Saturday, September 26, 2015

Football Counter-Programming 2015--Week 4


Welcome back again everyone--to another attempt at Football Counter-Programming!

How much time did you spend between last Saturday and now thinking about football? Be honest! I'm assuming you thought about it on Sunday . . . and again on Monday night . . . and probably once more on Thursday night. Isn't that enough time devoted to football thoughts? Can't we all get together for a bit right now and think about something else?

But what shall we think about today? Let's see what the Log Lady has to say and maybe we can go from there?

Hmmm. I think we will tackle the topic of sadness today, since that is what the Log Lady seems to be focusing on. And so I chose the image of Urban Meyer eating Sad Pizza a few years ago.

The Log Lady is giving a grim warning that the sadness will end at our time of death. And she is certainly right about that--struggle against that truth though we might. But that is a very pessimistic view of the world. (A view that is entirely within character on a show such as Twin Peaks.)

But I don't want to promote such a depressing weltanschaung. I want people to think and act more positively, rejecting the belief that this world is only about sadness. We can see so many wonderful things around us. But we have to try to see it.

This state of mind and this set of beliefs is rooted in my Christian faith--and it is something that I aim for . . . and something I fail to achieve quite often. But I was recently encouraged by listening to the Fresh Air interview between Terri Gross and Lutheran pastor Nadia Bolz-Weber.

Her approach towards the Lutheran Christian faith was filled with humor and humility, long on hope and effort and short on definitive authoritative answers. Instead, she focused strongly on a confidence in God's unwavering love for us--regardless of how we fall short.

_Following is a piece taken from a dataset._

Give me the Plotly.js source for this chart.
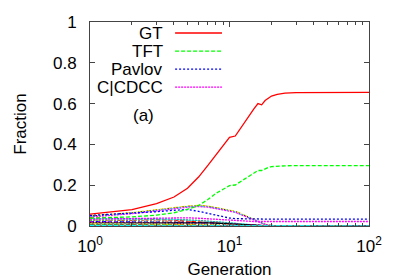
<!DOCTYPE html>
<html>
<head>
<meta charset="utf-8">
<script src="https://cdn.plot.ly/plotly-3.0.1.min.js"></script>
<style>html,body{margin:0;padding:0;background:#fff;}#chart{width:399px;height:279px;}</style>
</head>
<body>
<div id="chart"></div>
<script>
// ---- data ----
const generations = [1,2,3,4,5,6,7,8,9,10,11,12,13,14,15,16,17,18,19,20,22,25,30,40,50,70,100];

const gtValues     = [0.058,0.080,0.110,0.142,0.185,0.240,0.297,0.347,0.392,0.435,0.441,0.480,0.515,0.545,0.575,0.600,0.594,0.615,0.628,0.637,0.645,0.651,0.654,0.655,0.655,0.655,0.655];
const tftValues    = [0.038,0.045,0.053,0.065,0.082,0.100,0.130,0.160,0.180,0.198,0.201,0.217,0.233,0.248,0.262,0.272,0.272,0.281,0.287,0.291,0.294,0.295,0.296,0.296,0.296,0.296,0.296];
const pavlovValues = [0.052,0.062,0.070,0.077,0.081,0.072,0.062,0.052,0.044,0.039,0.036,0.035,0.034,0.034,0.034,0.034,0.034,0.034,0.034,0.034,0.034,0.034,0.034,0.034,0.034,0.034,0.034];
const ccdccValues  = [0.034,0.037,0.039,0.040,0.040,0.038,0.035,0.032,0.029,0.027,0.025,0.024,0.023,0.023,0.022,0.022,0.022,0.022,0.022,0.022,0.022,0.022,0.022,0.022,0.022,0.022,0.022];

const other01 = [0.050,0.066,0.080,0.091,0.098,0.101,0.098,0.091,0.083,0.076,0.072,0.062,0.052,0.043,0.032,0.022,0.015,0.009,0.005,0.003,0.001,0,0,0,0,0,0];
const other02 = [0.048,0.064,0.078,0.089,0.096,0.099,0.096,0.089,0.081,0.074,0.070,0.060,0.050,0.041,0.030,0.021,0.014,0.008,0.005,0.003,0.001,0,0,0,0,0,0];
const other03 = [0.046,0.062,0.076,0.087,0.094,0.097,0.094,0.087,0.079,0.072,0.069,0.058,0.048,0.039,0.029,0.020,0.013,0.008,0.004,0.002,0.001,0,0,0,0,0,0];
const other04 = [0.044,0.060,0.074,0.085,0.092,0.095,0.092,0.085,0.077,0.071,0.067,0.056,0.046,0.037,0.027,0.019,0.012,0.007,0.004,0.002,0.001,0,0,0,0,0,0];
const other05 = [0.040,0.036,0.032,0.028,0.025,0.022,0.019,0.016,0.013,0.011,0.009,0.007,0.005,0.004,0.003,0.002,0.001,0.001,0,0,0,0,0,0,0,0,0];
const other06 = [0.035,0.036,0.035,0.033,0.030,0.027,0.024,0.021,0.018,0.015,0.012,0.009,0.007,0.005,0.004,0.003,0.002,0.001,0.001,0,0,0,0,0,0,0,0];
const other07 = [0.030,0.028,0.026,0.024,0.022,0.020,0.018,0.016,0.014,0.012,0.010,0.008,0.006,0.005,0.004,0.003,0.002,0.001,0.001,0,0,0,0,0,0,0,0];
const other08 = [0.028,0.030,0.031,0.031,0.030,0.028,0.025,0.022,0.019,0.016,0.013,0.010,0.008,0.006,0.004,0.003,0.002,0.001,0.001,0,0,0,0,0,0,0,0];
const other09 = [0.025,0.023,0.021,0.019,0.017,0.015,0.013,0.011,0.009,0.008,0.006,0.005,0.004,0.003,0.002,0.001,0.001,0,0,0,0,0,0,0,0,0,0];
const other10 = [0.022,0.021,0.020,0.019,0.018,0.017,0.015,0.013,0.011,0.009,0.008,0.006,0.004,0.003,0.002,0.001,0.001,0,0,0,0,0,0,0,0,0,0];
const other11 = [0.020,0.019,0.018,0.017,0.016,0.015,0.014,0.013,0.012,0.011,0.010,0.009,0.008,0.007,0.006,0.005,0.004,0.003,0.002,0.001,0.001,0,0,0,0,0,0];
const other12 = [0.018,0.016,0.014,0.012,0.010,0.009,0.008,0.007,0.006,0.005,0.004,0.003,0.002,0.002,0.001,0.001,0,0,0,0,0,0,0,0,0,0,0];
const other13 = [0.015,0.016,0.017,0.018,0.018,0.017,0.016,0.014,0.012,0.010,0.008,0.006,0.005,0.004,0.003,0.002,0.001,0.001,0,0,0,0,0,0,0,0,0];
const other14 = [0.012,0.011,0.010,0.009,0.008,0.007,0.006,0.005,0.004,0.003,0.003,0.002,0.002,0.001,0.001,0,0,0,0,0,0,0,0,0,0,0,0];
const other15 = [0.010,0.010,0.009,0.009,0.008,0.007,0.006,0.005,0.004,0.003,0.002,0.002,0.001,0.001,0,0,0,0,0,0,0,0,0,0,0,0,0];
const other16 = [0.008,0.008,0.007,0.007,0.006,0.006,0.005,0.004,0.003,0.003,0.002,0.002,0.001,0.001,0,0,0,0,0,0,0,0,0,0,0,0,0];
const other17 = [0.006,0.006,0.005,0.005,0.004,0.004,0.003,0.003,0.002,0.002,0.001,0.001,0.001,0,0,0,0,0,0,0,0,0,0,0,0,0,0];
const other18 = [0.004,0.004,0.004,0.003,0.003,0.003,0.002,0.002,0.002,0.001,0.001,0.001,0,0,0,0,0,0,0,0,0,0,0,0,0,0,0];
const other19 = [0.003,0.003,0.002,0.002,0.002,0.002,0.001,0.001,0.001,0.001,0,0,0,0,0,0,0,0,0,0,0,0,0,0,0,0,0];
const other20 = [0.002,0.002,0.002,0.001,0.001,0.001,0.001,0.001,0,0,0,0,0,0,0,0,0,0,0,0,0,0,0,0,0,0,0];

const namedSeries = ["GT", "TFT", "Pavlov", "C|CDCC"];
const xTickLabels = ["10<sup>0</sup>", "10<sup>1</sup>", "10<sup>2</sup>"];
const xTickValues = [1, 10, 100];

// ---- styles (gnuplot postscript palette) ----
const palette = ["#ff0000","#00ff00","#0000ff","#ff00ff","#00ffff","#ffd800","#000000","#ff4d00","#808080"];
const dashes  = ["solid","4px,2px","2px,2px","2px,1px","3px,2px,1px,2px","5px,2px","1px,2px","6px,2px,2px,2px","3px,3px"];
const FONT = "Liberation Sans, Arial, sans-serif";

const others = [other01,other02,other03,other04,other05,other06,other07,other08,other09,other10,
                other11,other12,other13,other14,other15,other16,other17,other18,other19,other20];
const otherStyle = [[5,5],[6,6],[4,4],[3,3],[0,1],[4,0],[7,2],[8,3],[1,6],[2,1],[3,4],[0,6],[6,0],[5,2],[4,6],[7,1],[1,3],[2,5],[8,0],[4,1]];

const traces = [];
others.forEach((vals, i) => {
  const st = otherStyle[i];
  traces.push({x: generations, y: vals, type: "scatter", mode: "lines", showlegend: false, hoverinfo: "skip",
    line: {color: palette[st[0]], dash: dashes[st[1]], width: 1.1}});
});
const namedVals = [gtValues, tftValues, pavlovValues, ccdccValues];
const namedStyle = [[0,0],[1,1],[2,2],[3,3]];
for (let i = namedVals.length - 1; i >= 0; i--) {
  traces.push({x: generations, y: namedVals[i], type: "scatter", mode: "lines", name: namedSeries[i], showlegend: false,
    line: {color: palette[namedStyle[i][0]], dash: dashes[namedStyle[i][1]], width: 1.3}});
}

// custom gnuplot-like legend (text left, sample right)
const annotations = [];
const shapes = [];
namedSeries.forEach((nm, i) => {
  const yPaper = 0.946 - i * 0.0885;
  annotations.push({xref: "paper", yref: "paper", x: 0.269, y: yPaper, xanchor: "right", yanchor: "middle",
    text: nm, showarrow: false, font: {family: FONT, size: 17, color: "#000"}});
  shapes.push({type: "line", xref: "paper", yref: "paper", x0: 0.305, x1: 0.473, y0: yPaper, y1: yPaper,
    line: {color: palette[namedStyle[i][0]], dash: dashes[namedStyle[i][1]], width: 1.3}});
});
annotations.push({xref: "paper", yref: "paper", x: 0.19, y: 0.544, xanchor: "center", yanchor: "middle",
  text: "(a)", showarrow: false, font: {family: FONT, size: 17, color: "#000"}});

const axisCommon = {showline: true, linecolor: "#444", linewidth: 1, mirror: "ticks", ticks: "inside",
  tickcolor: "#444", showgrid: false, zeroline: false, tickfont: {family: FONT, size: 17, color: "#000"}};

const layout = {
  width: 399, height: 279,
  margin: {l: 90, r: 30, t: 22, b: 53, pad: 0},
  paper_bgcolor: "#fff", plot_bgcolor: "#fff",
  font: {family: FONT, size: 17, color: "#000"},
  showlegend: false,
  xaxis: Object.assign({}, axisCommon, {
    type: "log", range: [0, 2], tickmode: "array", tickvals: xTickValues, ticktext: xTickLabels, ticklen: 5,
    ticklabelstandoff: 5,
    minor: {tickmode: "array", tickvals: [2,3,4,5,6,7,8,9,20,30,40,50,60,70,80,90], ticks: "inside", ticklen: 3, tickcolor: "#444"},
    title: {text: "Generation", font: {family: FONT, size: 17}, standoff: 10}
  }),
  yaxis: Object.assign({}, axisCommon, {
    range: [0, 1], tickmode: "linear", tick0: 0, dtick: 0.2, ticklen: 5, ticklabelstandoff: 9,
    title: {text: "Fraction", font: {family: FONT, size: 17}, standoff: 22}
  }),
  annotations: annotations,
  shapes: shapes
};

Plotly.newPlot("chart", traces, layout, {staticPlot: true, displayModeBar: false});
</script>
</body>
</html>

How can we feel sad if this is the message we hold?

But many of us do feel sad. And the sadness is rooted in a personal dissatisfaction that seems hard to shake. And this dissatisfaction comes from our culture. We are told to do more, to be more, to see how others do and be and measure our own understanding of success against others--to see that success and grab it.

It is a result of the freedoms and the affluence that we are blessed with in the United States. We believe that good enough is never enough. If you think Good Enough is  okay, then you are a slacker and you are not living up to your potential. If you are content, then you are lazy.

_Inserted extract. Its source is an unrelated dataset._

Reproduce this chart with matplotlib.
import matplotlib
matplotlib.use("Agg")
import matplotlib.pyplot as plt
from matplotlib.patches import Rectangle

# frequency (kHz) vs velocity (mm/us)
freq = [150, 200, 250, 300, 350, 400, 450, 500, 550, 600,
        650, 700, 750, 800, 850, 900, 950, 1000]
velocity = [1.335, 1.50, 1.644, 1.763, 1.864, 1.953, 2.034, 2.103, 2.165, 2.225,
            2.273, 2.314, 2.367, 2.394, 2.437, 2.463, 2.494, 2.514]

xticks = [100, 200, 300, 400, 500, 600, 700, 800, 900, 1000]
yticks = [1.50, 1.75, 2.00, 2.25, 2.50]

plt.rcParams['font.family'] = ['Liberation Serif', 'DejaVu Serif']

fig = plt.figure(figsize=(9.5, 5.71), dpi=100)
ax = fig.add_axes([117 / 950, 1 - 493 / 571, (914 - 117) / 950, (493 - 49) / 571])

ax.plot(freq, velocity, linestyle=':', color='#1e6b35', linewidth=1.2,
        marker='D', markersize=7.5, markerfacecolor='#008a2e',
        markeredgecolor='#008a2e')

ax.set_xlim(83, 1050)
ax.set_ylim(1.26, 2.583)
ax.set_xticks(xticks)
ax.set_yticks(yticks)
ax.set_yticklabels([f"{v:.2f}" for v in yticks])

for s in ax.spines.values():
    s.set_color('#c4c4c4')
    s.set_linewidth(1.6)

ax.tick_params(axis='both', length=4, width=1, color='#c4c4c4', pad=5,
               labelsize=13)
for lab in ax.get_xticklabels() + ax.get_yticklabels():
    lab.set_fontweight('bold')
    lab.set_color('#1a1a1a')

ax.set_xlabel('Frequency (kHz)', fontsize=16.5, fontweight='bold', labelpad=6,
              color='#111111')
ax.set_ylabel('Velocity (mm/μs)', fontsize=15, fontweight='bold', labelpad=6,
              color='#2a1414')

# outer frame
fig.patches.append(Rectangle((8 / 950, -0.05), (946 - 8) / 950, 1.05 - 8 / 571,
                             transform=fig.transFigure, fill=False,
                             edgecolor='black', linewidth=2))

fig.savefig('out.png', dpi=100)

But . . . don't we see people who seem content amid the turmoil and wonder what do they know? Aren't we envious of those who are calm and seem to know themselves? Don't we want to reach a place where we know our edges and we stay within them? And when we don't . . . doesn't that bring sadness?

So much of today's bickering and political fighting comes from well-meaning (some of them, I assume) people who are trying--in their own spiritually-interpreted way--to draw some boundaries. For many, the freedoms and opportunities of this country seem like dangerous zones of confusion. They want to put a wall around what is understood and stay secure within those definitions of right, wrong, good, bad. They want to eliminate the unfamiliar, because they don't want to live there.

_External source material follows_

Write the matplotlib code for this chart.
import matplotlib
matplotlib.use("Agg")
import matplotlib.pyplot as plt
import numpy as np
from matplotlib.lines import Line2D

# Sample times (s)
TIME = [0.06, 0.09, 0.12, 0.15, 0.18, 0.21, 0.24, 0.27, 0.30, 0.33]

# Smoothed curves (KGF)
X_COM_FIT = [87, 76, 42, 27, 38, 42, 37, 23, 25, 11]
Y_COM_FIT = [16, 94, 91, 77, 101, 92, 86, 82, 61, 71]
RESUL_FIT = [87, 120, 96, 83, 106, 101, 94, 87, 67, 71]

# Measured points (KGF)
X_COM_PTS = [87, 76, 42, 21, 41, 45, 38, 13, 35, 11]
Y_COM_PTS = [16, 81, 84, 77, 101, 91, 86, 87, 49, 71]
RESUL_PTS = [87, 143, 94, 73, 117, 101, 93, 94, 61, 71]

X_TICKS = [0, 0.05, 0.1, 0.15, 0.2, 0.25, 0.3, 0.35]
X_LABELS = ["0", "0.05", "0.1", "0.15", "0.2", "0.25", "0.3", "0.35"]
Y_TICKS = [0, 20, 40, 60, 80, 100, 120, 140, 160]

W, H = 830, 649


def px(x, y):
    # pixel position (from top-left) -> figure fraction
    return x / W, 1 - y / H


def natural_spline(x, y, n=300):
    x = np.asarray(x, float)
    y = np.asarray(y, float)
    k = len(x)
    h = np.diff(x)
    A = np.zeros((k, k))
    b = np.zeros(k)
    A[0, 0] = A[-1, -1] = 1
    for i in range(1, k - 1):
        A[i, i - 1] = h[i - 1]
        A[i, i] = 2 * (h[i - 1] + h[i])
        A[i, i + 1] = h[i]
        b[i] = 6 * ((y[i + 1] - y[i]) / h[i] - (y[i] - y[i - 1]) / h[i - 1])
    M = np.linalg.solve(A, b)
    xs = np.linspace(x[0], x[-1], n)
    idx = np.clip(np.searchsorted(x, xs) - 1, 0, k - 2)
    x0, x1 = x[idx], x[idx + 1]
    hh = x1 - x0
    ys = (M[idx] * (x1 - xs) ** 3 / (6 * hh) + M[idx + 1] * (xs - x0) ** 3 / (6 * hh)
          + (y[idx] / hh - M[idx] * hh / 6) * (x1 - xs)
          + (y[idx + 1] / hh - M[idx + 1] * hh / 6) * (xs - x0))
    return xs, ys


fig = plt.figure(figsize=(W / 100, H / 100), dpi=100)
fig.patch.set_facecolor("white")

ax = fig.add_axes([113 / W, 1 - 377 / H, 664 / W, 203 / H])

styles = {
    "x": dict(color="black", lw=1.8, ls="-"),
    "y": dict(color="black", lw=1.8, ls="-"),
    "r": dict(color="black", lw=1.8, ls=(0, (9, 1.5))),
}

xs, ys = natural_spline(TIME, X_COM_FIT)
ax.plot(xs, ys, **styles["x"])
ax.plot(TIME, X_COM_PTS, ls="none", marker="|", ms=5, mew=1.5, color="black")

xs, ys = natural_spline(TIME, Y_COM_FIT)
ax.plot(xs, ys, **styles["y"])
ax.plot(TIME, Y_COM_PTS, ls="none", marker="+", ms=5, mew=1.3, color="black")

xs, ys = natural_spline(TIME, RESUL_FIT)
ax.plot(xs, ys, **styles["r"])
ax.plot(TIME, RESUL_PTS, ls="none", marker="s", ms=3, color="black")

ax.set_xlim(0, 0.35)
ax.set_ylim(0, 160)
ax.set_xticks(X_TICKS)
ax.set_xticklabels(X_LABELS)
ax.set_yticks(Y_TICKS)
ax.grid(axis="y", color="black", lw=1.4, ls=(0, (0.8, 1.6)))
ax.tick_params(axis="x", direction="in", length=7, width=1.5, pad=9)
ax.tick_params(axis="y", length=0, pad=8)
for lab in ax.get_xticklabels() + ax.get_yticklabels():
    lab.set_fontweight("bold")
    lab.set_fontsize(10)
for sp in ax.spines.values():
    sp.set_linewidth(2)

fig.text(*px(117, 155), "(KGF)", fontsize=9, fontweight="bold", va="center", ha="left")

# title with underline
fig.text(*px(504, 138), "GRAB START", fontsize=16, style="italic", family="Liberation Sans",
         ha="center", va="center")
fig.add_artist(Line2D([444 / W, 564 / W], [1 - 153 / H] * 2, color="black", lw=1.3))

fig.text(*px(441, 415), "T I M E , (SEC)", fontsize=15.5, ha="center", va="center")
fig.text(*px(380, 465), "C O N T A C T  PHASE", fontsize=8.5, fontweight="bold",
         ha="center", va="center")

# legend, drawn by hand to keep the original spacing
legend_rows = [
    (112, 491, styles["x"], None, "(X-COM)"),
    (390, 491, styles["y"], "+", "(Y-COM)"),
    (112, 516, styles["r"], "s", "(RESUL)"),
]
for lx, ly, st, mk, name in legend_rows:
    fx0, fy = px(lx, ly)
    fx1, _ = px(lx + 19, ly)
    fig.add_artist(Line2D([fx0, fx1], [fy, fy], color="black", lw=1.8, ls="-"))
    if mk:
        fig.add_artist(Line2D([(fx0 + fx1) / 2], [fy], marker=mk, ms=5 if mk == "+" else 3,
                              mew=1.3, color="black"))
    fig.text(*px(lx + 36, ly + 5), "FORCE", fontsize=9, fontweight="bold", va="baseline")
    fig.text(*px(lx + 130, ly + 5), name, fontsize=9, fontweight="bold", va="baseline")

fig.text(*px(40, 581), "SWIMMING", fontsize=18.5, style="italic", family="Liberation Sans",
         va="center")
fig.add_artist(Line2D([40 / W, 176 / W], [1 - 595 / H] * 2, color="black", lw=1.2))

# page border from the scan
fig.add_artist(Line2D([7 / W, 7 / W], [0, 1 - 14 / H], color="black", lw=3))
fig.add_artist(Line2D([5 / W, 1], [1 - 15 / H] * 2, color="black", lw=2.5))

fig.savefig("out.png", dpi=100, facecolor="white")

Those that are calm and secure . .  . I think they are willing to live in their areas . . . and they are willing to let others live in their areas. That security within oneself is the key to calm. You center YOURSELF. You know where YOU are. And you don't worry so much about everyone else. That gives you peace and diminishes sadness.

So . . . those are my thoughts on that. What do you think? Leave me some feedback in the comments. Am I full of shit? Tell me.

Until next Saturday . . . remember: no one cares if your team's kicker can't consistently make field goals beyond 35 yards.